Single by New Edition

from the album Heart Break
- Released: June 9, 1988
- Recorded: November 1987
- Studio: Flyte Tyme Studios (Minneapolis, Minnesota)
- Genre: R&B; new jack swing;
- Length: 5:10 (album version) 3:48 (single version)
- Label: MCA
- Songwriter(s): James Harris III; Terry Lewis;
- Producer(s): Jimmy Jam and Terry Lewis

New Edition singles chronology
| "Count Me Out" (1985) | "If It Isn't Love" (1988) | "You're Not My Kind of Girl" (1988) |

Music video
- "If It Isn't Love" on YouTube

= If It Isn't Love =

"If It Isn't Love" is a song by American R&B quintet New Edition, and the first single from their fifth studio album, Heart Break (1988). The song was released on June 9, 1988 by MCA Records. It became the biggest hit from the album, reaching the top ten of the US Billboard Hot 100, peaking at number seven, becoming their first top 10 hit following the departure of Bobby Brown, and reaching the second position on the Hot Black Singles chart. The song and video is also notable for being the introduction of fellow R&B singer Johnny Gill as a new member of the R&B quintet. Its chart performance and well-received music video garnered the quintet their first, and to date, sole nomination for the Best R&B Performance by a Duo or Group with Vocals at the 31st Grammy Awards in February 1989.

==Overview==
Written and produced by Jimmy Jam & Terry Lewis, the song spoke of a man who left a troubling relationship because he didn't want to fall in love, only to find out that he was in fact in love with his former girlfriend but is still in a dilemma over it: if it isn't love/why do I feel this way/why does she stay on my mind? The song has a memorable breakdown similar to that of The Jackson 5, where lead singer Ralph Tresvant admits that he made a mistake and he realizes he does love her, though his resolve is crushed as his bandmates then retort: You love her, what?! Though he is optimistic that he will get her back.
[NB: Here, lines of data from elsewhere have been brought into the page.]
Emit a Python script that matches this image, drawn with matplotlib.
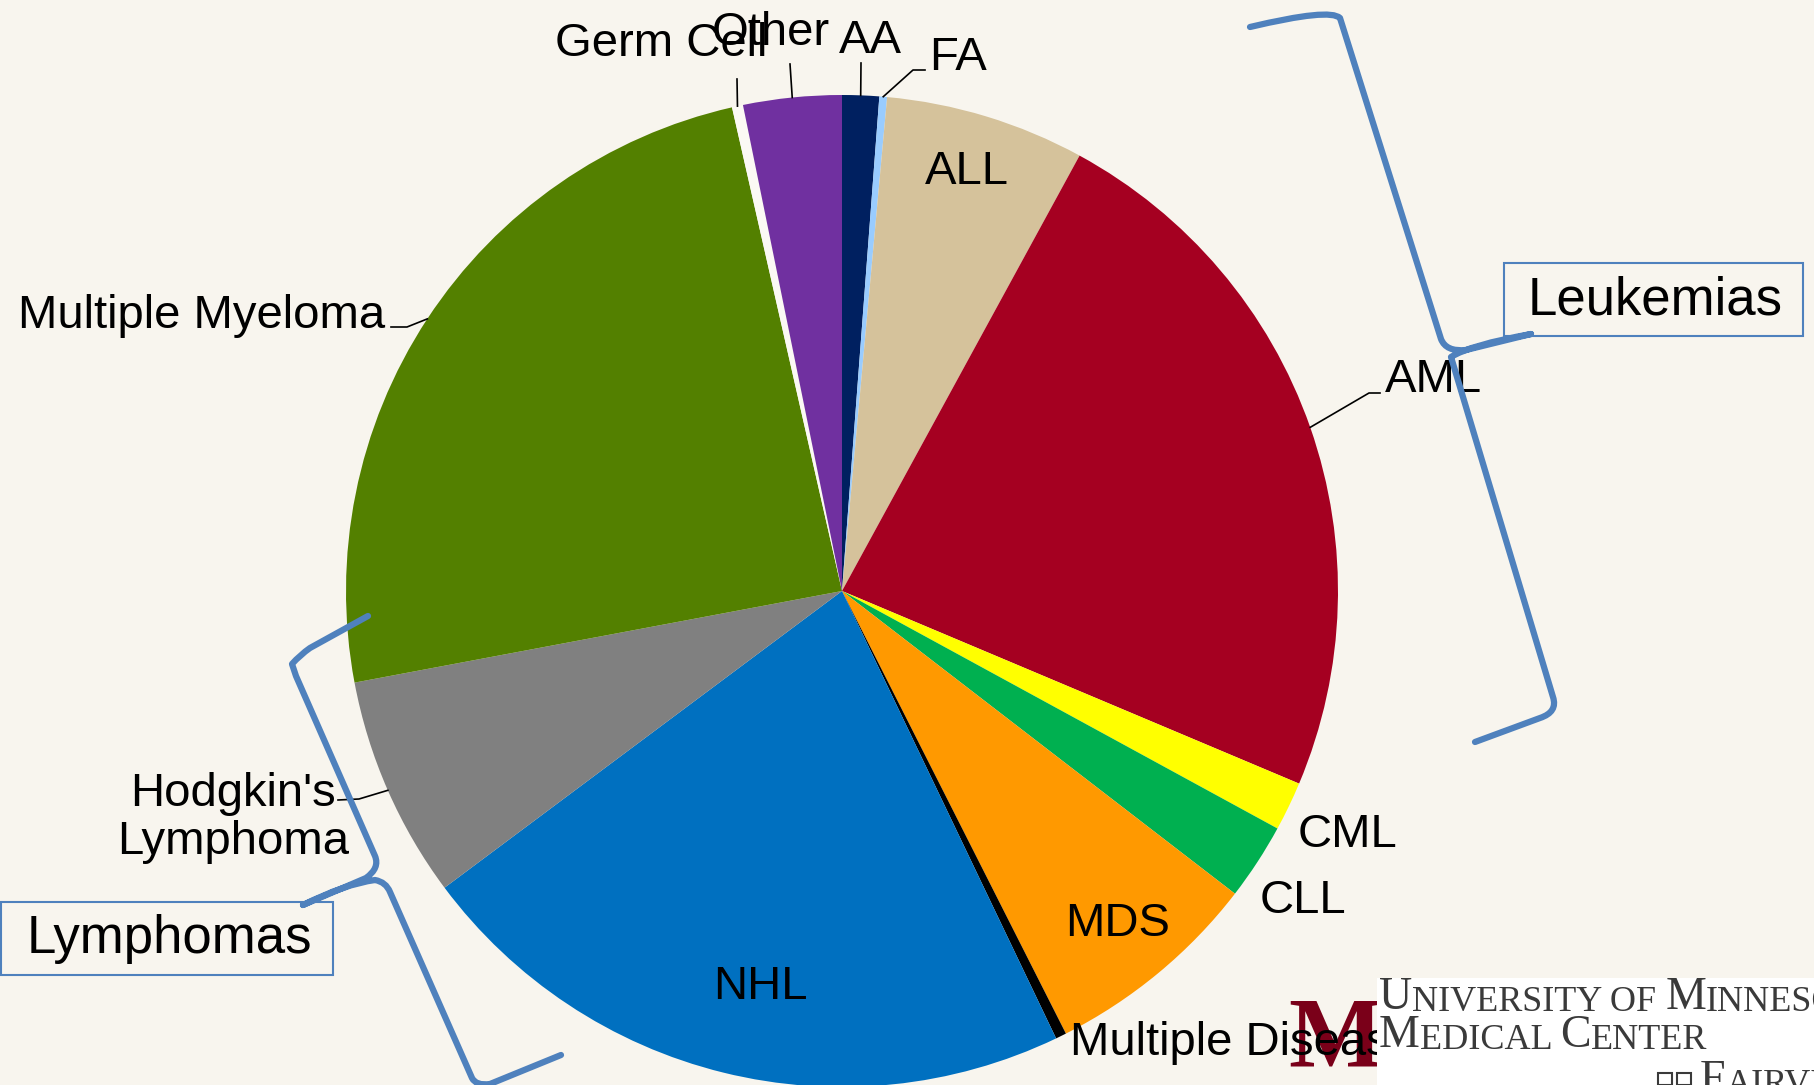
import matplotlib
matplotlib.use("Agg")
import numpy as np
import matplotlib.pyplot as plt
from matplotlib.path import Path
from matplotlib.patches import PathPatch, Rectangle

W, H = 1814, 1085
BG = "#F8F5EE"
BRACE = "#4F81BD"

# transplant share by disease, clockwise from 12 o'clock (percent)
diseases = ["AA", "FA", "ALL", "AML", "CML", "CLL", "MDS", "Multiple Diseases",
            "NHL", "Hodgkin's\nLymphoma", "Multiple Myeloma", "Germ Cell", "Other"]
shares = [1.2, 0.25, 6.5, 23.4, 1.6, 2.5, 7.1, 0.35, 21.9, 7.25, 24.4, 0.36, 3.2]
colors = ["#002060", "#99CCFF", "#D5C29B", "#A50021", "#FFFF00", "#00B050",
          "#FF9900", "#000000", "#0070C0", "#808080", "#538000", "#FBF9F4", "#7030A0"]

plt.rcParams["font.family"] = ["Liberation Sans", "DejaVu Sans"]


def px(x, y):
    # picture pixel coords (y down) -> axes data coords (y up)
    return x, H - y


fig = plt.figure(figsize=(W / 100, H / 100), dpi=100, facecolor=BG)
ax = fig.add_axes([0, 0, 1, 1])
ax.set_facecolor(BG)

cx, cy = px(842, 591)
R = 496
wedges, _ = ax.pie(shares, colors=colors, startangle=90, counterclock=False,
                   center=(cx, cy), radius=R, frame=True,
                   wedgeprops=dict(linewidth=0))
ax.set_xlim(0, W)
ax.set_ylim(0, H)
ax.set_aspect("equal")
ax.axis("off")

# label placement (pixel coords of text centre) and alignment
label_pos = {
    "AA": (870, 41, "center"),
    "FA": (958, 58, "center"),
    "ALL": (967, 172, "center"),
    "AML": (1433, 380, "center"),
    "CML": (1348, 835, "center"),
    "CLL": (1303, 901, "center"),
    "MDS": (1118, 924, "center"),
    "Multiple Diseases": (1070, 1043, "left"),
    "NHL": (760, 987, "center"),
    "Hodgkin's\nLymphoma": (233, 818, "center"),
    "Multiple Myeloma": (385, 316, "right"),
    "Germ Cell": (661, 44, "center"),
    "Other": (771, 33, "center"),
}
# leader elbows, from the wedge edge outwards
leaders = {
    "AA": [(861, 63)],
    "FA": [(913, 70), (925, 70)],
    "AML": [(1369, 393), (1380, 393)],
    "Multiple Myeloma": [(407, 327), (391, 327)],
    "Hodgkin's\nLymphoma": [(359, 799), (338, 800)],
    "Germ Cell": [(737, 79)],
    "Other": [(790, 64)],
}

for name, w in zip(diseases, wedges):
    x, y, ha = label_pos[name]
    tx, ty = px(x, y)
    z = 6 if name != "Multiple Diseases" else 3
    ax.text(tx, ty, name, fontsize=34, ha=ha, va="center", color="black",
            multialignment="center", linespacing=1.1, zorder=z)
    if name in leaders:
        mid = np.deg2rad((w.theta1 + w.theta2) / 2)
        xs = [cx + R * np.cos(mid)]
        ys = [cy + R * np.sin(mid)]
        for ex, ey in leaders[name]:
            lx, ly = px(ex, ey)
            xs.append(lx)
            ys.append(ly)
        ax.plot(xs, ys, color="black", lw=1.2, zorder=5)


def brace(pts, codes):
    verts = [px(x, y) for x, y in pts]
    patch = PathPatch(Path(verts, codes), facecolor="none", edgecolor=BRACE,
                      lw=4.5, capstyle="round", joinstyle="round", zorder=7)
    ax.add_patch(patch)


M, L, Q = Path.MOVETO, Path.LINETO, Path.CURVE3

# Leukemias brace
brace([(1250, 27), (1330, 8), (1340, 18), (1441, 339), (1446, 352), (1466, 350),
       (1531, 334), (1531, 334), (1470, 345), (1451, 357), (1553, 697),
       (1558, 712), (1540, 718), (1475, 742)],
      [M, Q, Q, L, Q, Q, L, M, Q, Q, L, Q, Q, L])

# Lymphomas brace
brace([(368, 616), (310, 648), (300, 655), (292, 664), (296, 676), (375, 856),
       (380, 868), (366, 878), (303, 905), (303, 905), (345, 884), (375, 880),
       (386, 882), (390, 892), (472, 1078), (476, 1086), (490, 1084), (561, 1055)],
      [M, L, Q, Q, L, L, Q, Q, L, M, Q, Q, Q, Q, L, Q, Q, L])

# group boxes
for (x0, y0, x1, y1), txt in [((1504, 263, 1803, 336), "Leukemias"),
                              ((1, 902, 333, 975), "Lymphomas")]:
    bx, by = px(x0, y1)
    ax.add_patch(Rectangle((bx, by), x1 - x0, y1 - y0, facecolor=BG,
                           edgecolor=BRACE, lw=1.5, zorder=4))
    tx, ty = px((x0 + x1) / 2 + 2, (y0 + y1) / 2 + 1)
    ax.text(tx, ty, txt, fontsize=38, ha="center", va="center", zorder=5)

# university logo, bottom right
mx, my = px(1336, 1066)
ax.text(mx, my, "M", fontsize=72, fontweight="bold", family="Liberation Serif",
        color="#7A0019", ha="center", va="baseline", zorder=2)
lx, ly = px(1377, 1085)
ax.add_patch(Rectangle((lx, ly), W - 1377, 1085 - 978, facecolor="white",
                       edgecolor="none", zorder=8))

logo_kw = dict(family="Liberation Serif", color="#3A3A3A", zorder=9)
rows = [(1019, [("U", 33), ("NIVERSITY OF ", 26), ("M", 33), ("INNESOTA", 26)]),
        (1057, [("M", 33), ("EDICAL ", 26), ("C", 33), ("ENTER", 26)])]
for y, parts in rows:
    sx, sy = px(1379, y)
    prev = None
    for s, size in parts:
        if prev is None:
            prev = ax.text(sx, sy, s, fontsize=size, ha="left", va="bottom",
                           **logo_kw)
        else:
            prev = ax.annotate(s, xy=(1, 0), xycoords=prev, ha="left",
                               va="bottom", fontsize=size, **logo_kw)
fx, fy = px(1700, 1102)
ax.text(fx, fy, "F", fontsize=33, ha="left", va="bottom", **logo_kw)
ax.annotate("AIRVIEW", xy=(1, 0), xycoords=ax.texts[-1], ha="left", va="bottom",
            fontsize=26, **logo_kw)
for ix in (1658, 1677):
    rx, ry = px(ix, 1085)
    ax.add_patch(Rectangle((rx, ry), 14, 12, facecolor="none",
                           edgecolor="#3A3A3A", lw=1.5, zorder=9))

fig.savefig("out.png", dpi=100, facecolor=BG)
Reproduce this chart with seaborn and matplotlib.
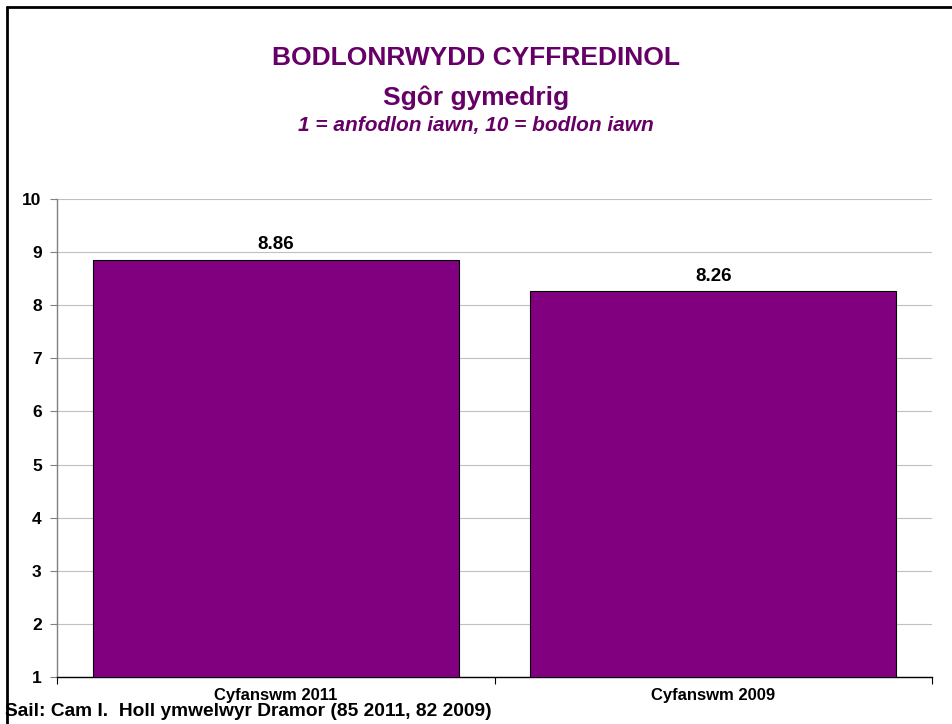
import matplotlib
matplotlib.use("Agg")
import matplotlib.pyplot as plt
from matplotlib.lines import Line2D
import seaborn as sns
import pandas as pd

# chart data
categories = ["Cyfanswm 2011", "Cyfanswm 2009"]
scores = [8.86, 8.26]
y_ticks = [1, 2, 3, 4, 5, 6, 7, 8, 9, 10]

title = "BODLONRWYDD CYFFREDINOL"
subtitle = "Sgôr gymedrig"
scale_note = "1 = anfodlon iawn, 10 = bodlon iawn"
source_note = "Sail: Cam I.  Holl ymwelwyr Dramor (85 2011, 82 2009)"

bar_color = "#800080"
title_color = "#660066"

sns.set_theme(style="white")
plt.rcParams["font.family"] = ["Liberation Sans", "DejaVu Sans"]

df = pd.DataFrame({"category": categories, "score": scores})

W, H = 952, 724
fig = plt.figure(figsize=(W / 100, H / 100), dpi=100)
ax = fig.add_axes([57 / W, 1 - 677 / H, (932 - 57) / W, (677 - 199) / H])

sns.barplot(data=df, x="category", y="score", color=bar_color, saturation=1,
            width=0.836, edgecolor="black", linewidth=0.8, ax=ax, zorder=3)

ax.set_ylim(1, 10)
ax.set_xlim(-0.5, 1.5)
ax.set_yticks(y_ticks)
ax.set_yticklabels([str(t) for t in y_ticks], fontweight="bold", fontsize=12.5,
                   color="black")
ax.yaxis.grid(True, color="#c0c0c0", linewidth=0.8, zorder=0)
ax.set_axisbelow(True)
ax.tick_params(axis="y", direction="out", length=5, width=0.8, color="#808080",
               pad=6, left=True)

# x ticks at category boundaries, labels centered
ax.set_xticks([-0.5, 0.5, 1.5])
ax.set_xticklabels(["", "", ""])
ax.set_xticks([0, 1], minor=True)
ax.set_xticklabels(categories, minor=True, fontweight="bold", fontsize=12,
                   color="black")
ax.tick_params(axis="x", which="major", direction="out", length=5, width=0.8,
               color="black", bottom=True)
ax.tick_params(axis="x", which="minor", length=0, pad=8)
ax.set_xlabel("")
ax.set_ylabel("")

for side in ["top", "right"]:
    ax.spines[side].set_visible(False)
ax.spines["left"].set_color("#808080")
ax.spines["left"].set_linewidth(1)
ax.spines["bottom"].set_color("black")
ax.spines["bottom"].set_linewidth(1)

for i, v in enumerate(scores):
    ax.text(i, v + 0.12, f"{v:.2f}", ha="center", va="bottom",
            fontsize=13.5, fontweight="bold", color="black")

fig.text(0.5, 1 - 58 / H, title, ha="center", va="center", fontsize=19,
         fontweight="bold", color=title_color)
fig.text(0.5, 1 - 98 / H, subtitle, ha="center", va="center", fontsize=19,
         fontweight="bold", color=title_color)
fig.text(0.5, 1 - 126 / H, scale_note, ha="center", va="center", fontsize=15,
         fontweight="bold", fontstyle="italic", color=title_color)
fig.text(5 / W, 1 - 711 / H, source_note, ha="left", va="center", fontsize=13.8,
         fontweight="bold", color="black")

# frame lines on left and top
fig.add_artist(Line2D([7 / W, 7 / W], [0, 1 - 7 / H], transform=fig.transFigure,
                      color="black", linewidth=2))
fig.add_artist(Line2D([7 / W, 1], [1 - 7 / H, 1 - 7 / H], transform=fig.transFigure,
                      color="black", linewidth=2))

fig.savefig("out.png", dpi=100)
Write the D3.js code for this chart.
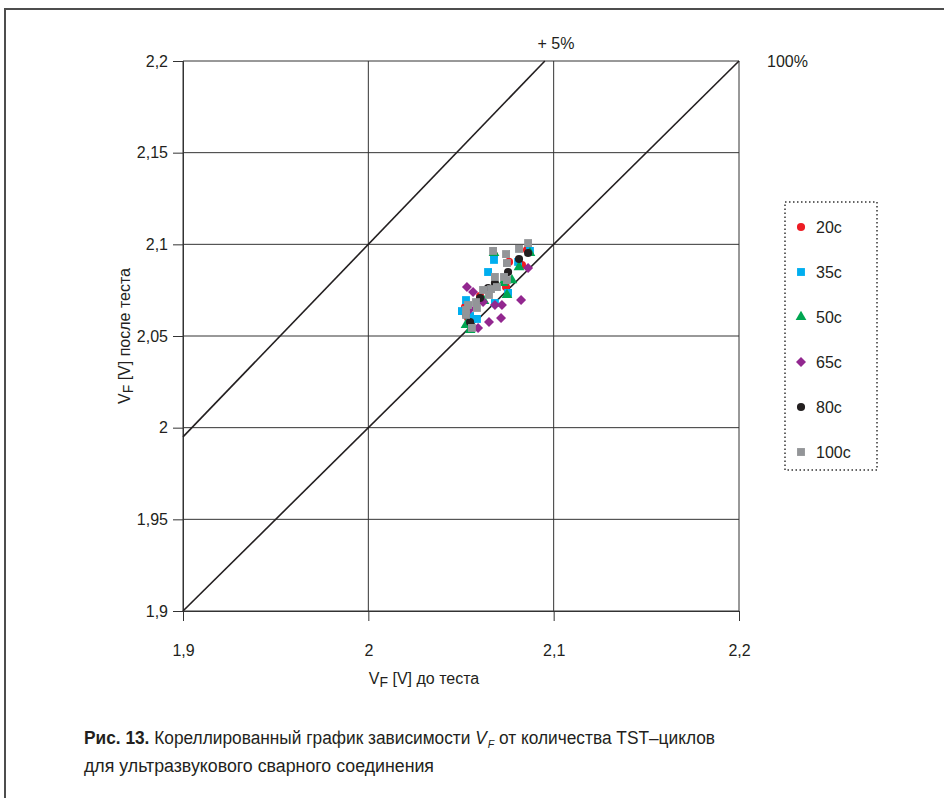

===Release and reaction===
This song returned New Edition to the top ten of both the pop and R&B singles charts, peaking at number seven and two, respectively. They were held off from the top spot of the Hot Black Singles chart by the same person that was voted out of the group just two years prior, Bobby Brown with his #8 pop hit "Don't Be Cruel". The music video for the song showcased the group along with their manager, Brooke Payne, going over rehearsal for a concert which has the band gearing up to hit the stage. The video ended with the group running towards the stage, and transitioned them into their next music video; a concert performance for the follow-up single, "You're Not My Kind of Girl."

==Track listing==
1. If It Isn't Love (12" Club Mix) - (7:42)
2. If It Isn't Love (Instrumental) - (5:10)
3. If It Isn't Love (Low Key Mix) - (4:30)

==Personnel==
- Ronnie DeVoe: background vocals
- Ricky Bell: background vocals
- Michael Bivins: background vocals
- Ralph Tresvant: lead vocals & background vocals
- Johnny Gill: background vocals.

==Charts==

===Weekly charts===

| Chart (1988) | Peak position |
|---|---|
| US Billboard Hot 100 | 7 |
| US Hot Black Singles (Billboard) | 2 |
| US Dance Club Songs (Billboard) | 20 |
| US Hot Dance Singles Sales (Billboard) | 10 |
| UK Singles Chart | 94 |

===Year-end charts===

| Chart (1988) | Position |
|---|---|
| US Billboard Hot 100 | 67 |

== Certifications ==

| Region | Certification | Certified units/sales |
| United States (RIAA) | Platinum | 1,000,000^{‡} |
^{‡} Sales+streaming figures based on certification alone.

==Trivia==
- In their December 2, 2019 Monday Night Football game, four Seattle Seahawks, led by David Moore — and including Jaron Brown, Tyler Lockett, and DK Metcalf — used the dance from the video in their touchdown celebration.
- Beyoncé's video for her single "Love on Top" was inspired by the music video for "If It Isn't Love"
- Brooke Payne appears as the group's choreographer in the video.
- Sampled on rap group Kidz In The Hall 2008 release song "Whattup Wit Me".
- Sampled by Trick Daddy on his song "Ain't a Thug" from his album Thug Matrimony: Married to the Streets.
- Sung by Romeo, Bullethead and their singing group for a talent show on an episode of The Steve Harvey Show.
- The song is featured in the Wii game The Hip Hop Dance Experience.
- Sampled by Sevyn Streeter on her song "Fallen" (featuring Ty Dolla $ign and Cam Wallace) from her debut studio album Girl Disrupted.
- Sampled by Wale on his song "The One Time In Houston" from his album The Album About Nothing.
- Sampled by Kehlani on her song "In My Feelings" from her debut studio album SweetSexySavage.